Brigadier Charles Ferguson is the series’ chess player. When a threat is too politically sensitive for normal channels, Ferguson pulls together off-book operations and uses Dillon as a weapon, an ally, or (sometimes) the problem that needs managing. The tension between the two men—professional respect, mutual suspicion, and reluctant dependence—drives the series as much as any single plot. Around them is a rotating cast of soldiers, intelligence hands, politicians, and criminals who all want different outcomes—and will happily trade Dillon’s life to get them.
It always starts with a job.
In Eye of the Storm / Midnight Man, Dillon steps into the spotlight through a high-profile political assassination attempt.
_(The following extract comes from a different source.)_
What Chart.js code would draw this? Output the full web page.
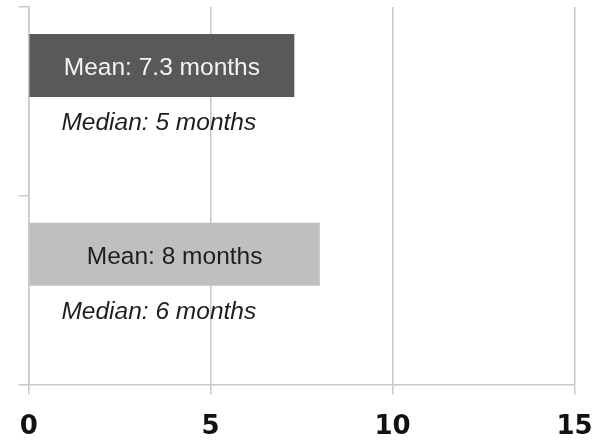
<!DOCTYPE html>
<html>
<head>
<meta charset="utf-8">
<script src="https://cdn.jsdelivr.net/npm/chart.js@4.4.0/dist/chart.umd.min.js"></script>
<style>
  html, body { margin: 0; padding: 0; background: #fff; }
  #wrap { width: 611px; height: 442px; }
</style>
</head>
<body>
<div id="wrap"><canvas id="durationChart"></canvas></div>
<script>
// two groups, mean and median duration in months
const groups = ['Group A', 'Group B'];
const meanMonths = [7.3, 8];
const medianMonths = [5, 6];
const meanColors = ['#595959', '#bfbfbf'];
const meanTextColors = ['#f4f4f4', '#1e1e1e'];
const xTicks = [0, 5, 10, 15];

const gridGray = '#c8c8c8';
const labelFont = '24.5px "Liberation Sans", Arial, sans-serif';

// writes the mean inside each bar and the median in italics under it
const barText = {
  id: 'barText',
  afterDatasetsDraw(chart) {
    const ctx = chart.ctx;
    const xScale = chart.scales.x;
    const meanBars = chart.getDatasetMeta(0).data;
    const medianBars = chart.getDatasetMeta(1).data;
    ctx.save();
    ctx.textBaseline = 'middle';
    meanBars.forEach((bar, i) => {
      ctx.font = labelFont;
      ctx.fillStyle = meanTextColors[i];
      ctx.textAlign = 'center';
      ctx.fillText('Mean: ' + meanMonths[i] + ' months', (bar.base + bar.x) / 2, bar.y + 3);

      ctx.font = 'italic ' + labelFont;
      ctx.fillStyle = '#1e1e1e';
      ctx.textAlign = 'left';
      ctx.fillText('Median: ' + medianMonths[i] + ' months', xScale.getPixelForValue(0.9), medianBars[i].y - 14);
    });
    ctx.restore();
  }
};

const ctx = document.getElementById('durationChart').getContext('2d');
new Chart(ctx, {
  type: 'bar',
  data: {
    labels: groups,
    datasets: [
      {
        label: 'Mean',
        data: meanMonths,
        backgroundColor: meanColors,
        borderWidth: 0
      },
      {
        // kept invisible, only the text under the mean bar is shown
        label: 'Median',
        data: medianMonths,
        backgroundColor: 'rgba(0,0,0,0)',
        borderWidth: 0
      }
    ]
  },
  options: {
    indexAxis: 'y',
    responsive: true,
    maintainAspectRatio: false,
    animation: false,
    categoryPercentage: 0.76,
    barPercentage: 0.88,
    layout: { padding: { left: 18.7, right: 36.5, top: 7, bottom: 0 } },
    plugins: {
      legend: { display: false },
      tooltip: { enabled: false }
    },
    scales: {
      x: {
        min: 0,
        max: 15,
        afterBuildTicks(scale) {
          scale.ticks = xTicks.map(v => ({ value: v }));
        },
        afterFit(scale) {
          scale.height = 57.5;
        },
        grid: { color: gridGray, lineWidth: 1.5, tickLength: 10 },
        border: { color: gridGray, width: 1.5 },
        ticks: {
          color: '#111',
          padding: 17,
          font: { family: '"DejaVu Sans"', weight: 'bold', size: 26 }
        }
      },
      y: {
        offset: true,
        grid: { offset: true, drawOnChartArea: false, color: gridGray, lineWidth: 1.5, tickLength: 10 },
        border: { color: gridGray, width: 1.5 },
        ticks: { display: false }
      }
    }
  },
  plugins: [barText]
});
</script>
</body>
</html>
From there, the books send him into escalating situations: kidnappings, weapons deals, and attacks designed to embarrass governments or spark wider chaos. Higgins keeps the mechanics clear even when the players multiply, and he’s especially good at the moment where a plan falls apart and the only option is improvisation. The settings jump from Britain and Ireland to international flashpoints, but the stories stay grounded in personal risk and close-quarters decisions.
What makes the series addictive is the rhythm. Each novel delivers a mission, a chase, and a handful of sharp reversals, then drops in just enough ongoing continuity—relationships, grudges, and the consequences of past decisions—to make the next book feel like the next chapter of a life. The tone stays tough but not gory, and the focus stays on competence under pressure. Dillon’s choices are rarely “good” versus “bad”; they’re “bad” versus “worse.”
If you’re starting fresh, begin with Eye of the Storm / Midnight Man and read forward in publication order. You can dip in almost anywhere, but the longer you stay with Dillon, the more satisfying it is to watch him evolve from hired gun to reluctant protector—without ever fully escaping the shadows.